__Your task__: Copy out the listing that follows exactly, dropping every picture.

....

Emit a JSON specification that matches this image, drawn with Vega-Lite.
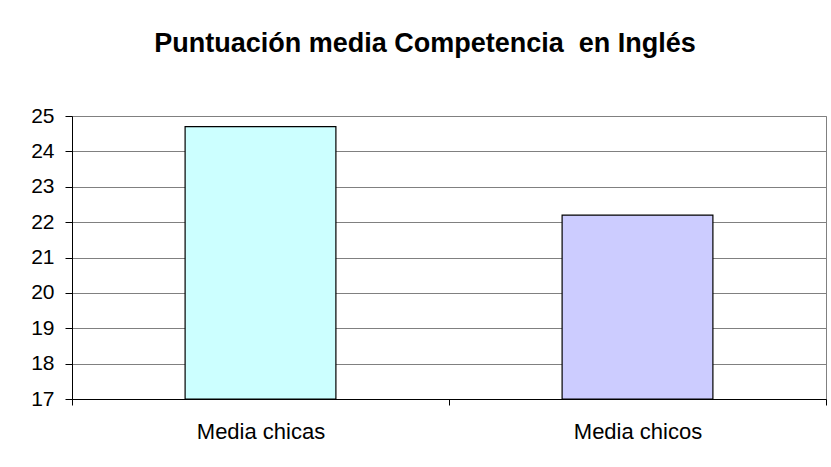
{
  "$schema": "https://vega.github.io/schema/vega-lite/v6.json",
  "width": 754,
  "height": 283,
  "autosize": {"type": "none"},
  "padding": {"left": 72, "top": 116, "right": 5, "bottom": 68},
  "background": "white",
  "title": {
    "text": "Puntuación media Competencia \u00a0en Inglés",
    "font": "Liberation Sans",
    "fontSize": 27,
    "fontWeight": "bold",
    "color": "black",
    "anchor": "middle",
    "frame": "group",
    "dx": -24,
    "offset": 26,
    "baseline": "alphabetic"
  },
  "data": {
    "values": [
      {"grupo": "Media chicas", "puntuacion": 24.7},
      {"grupo": "Media chicos", "puntuacion": 22.2}
    ]
  },
  "mark": {"type": "bar", "stroke": "black", "strokeWidth": 1.2, "width": {"band": 0.4}},
  "encoding": {
    "x": {
      "field": "grupo",
      "type": "nominal",
      "sort": null,
      "scale": {"paddingInner": 0, "paddingOuter": 0},
      "axis": {
        "title": null,
        "labelAngle": 0,
        "labelFont": "Liberation Sans",
        "labelFontSize": 22,
        "labelColor": "black",
        "domainColor": "black",
        "tickColor": "black",
        "tickSize": 6,
        "tickBand": "extent",
        "labelPadding": 16,
        "grid": false,
        "labelBaseline": "top"
      }
    },
    "y": {
      "field": "puntuacion",
      "type": "quantitative",
      "scale": {"domain": [17, 25], "zero": false, "nice": false},
      "axis": {
        "title": null,
        "values": [17, 18, 19, 20, 21, 22, 23, 24, 25],
        "grid": true,
        "gridColor": "#808080",
        "gridOpacity": 1,
        "domainColor": "black",
        "tickColor": "black",
        "tickSize": 7,
        "labelPadding": 11,
        "labelFont": "Liberation Sans",
        "labelFontSize": 21,
        "labelColor": "black"
      }
    },
    "y2": {"datum": 17},
    "color": {
      "field": "grupo",
      "type": "nominal",
      "scale": {"range": ["#CCFFFF", "#CCCCFF"]},
      "legend": null
    }
  },
  "config": {"view": {"stroke": "#808080"}}
}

....

__Task output__:
Emit a JSON specification that matches this image, drawn with Vega-Lite.
{
  "$schema": "https://vega.github.io/schema/vega-lite/v6.json",
  "width": 754,
  "height": 283,
  "autosize": {"type": "none"},
  "padding": {"left": 72, "top": 116, "right": 5, "bottom": 68},
  "background": "white",
  "title": {
    "text": "Puntuación media Competencia \u00a0en Inglés",
    "font": "Liberation Sans",
    "fontSize": 27,
    "fontWeight": "bold",
    "color": "black",
    "anchor": "middle",
    "frame": "group",
    "dx": -24,
    "offset": 26,
    "baseline": "alphabetic"
  },
  "data": {
    "values": [
      {"grupo": "Media chicas", "puntuacion": 24.7},
      {"grupo": "Media chicos", "puntuacion": 22.2}
    ]
  },
  "mark": {"type": "bar", "stroke": "black", "strokeWidth": 1.2, "width": {"band": 0.4}},
  "encoding": {
    "x": {
      "field": "grupo",
      "type": "nominal",
      "sort": null,
      "scale": {"paddingInner": 0, "paddingOuter": 0},
      "axis": {
        "title": null,
        "labelAngle": 0,
        "labelFont": "Liberation Sans",
        "labelFontSize": 22,
        "labelColor": "black",
        "domainColor": "black",
        "tickColor": "black",
        "tickSize": 6,
        "tickBand": "extent",
        "labelPadding": 16,
        "grid": false,
        "labelBaseline": "top"
      }
    },
    "y": {
      "field": "puntuacion",
      "type": "quantitative",
      "scale": {"domain": [17, 25], "zero": false, "nice": false},
      "axis": {
        "title": null,
        "values": [17, 18, 19, 20, 21, 22, 23, 24, 25],
        "grid": true,
        "gridColor": "#808080",
        "gridOpacity": 1,
        "domainColor": "black",
        "tickColor": "black",
        "tickSize": 7,
        "labelPadding": 11,
        "labelFont": "Liberation Sans",
        "labelFontSize": 21,
        "labelColor": "black"
      }
    },
    "y2": {"datum": 17},
    "color": {
      "field": "grupo",
      "type": "nominal",
      "scale": {"range": ["#CCFFFF", "#CCCCFF"]},
      "legend": null
    }
  },
  "config": {"view": {"stroke": "#808080"}}
}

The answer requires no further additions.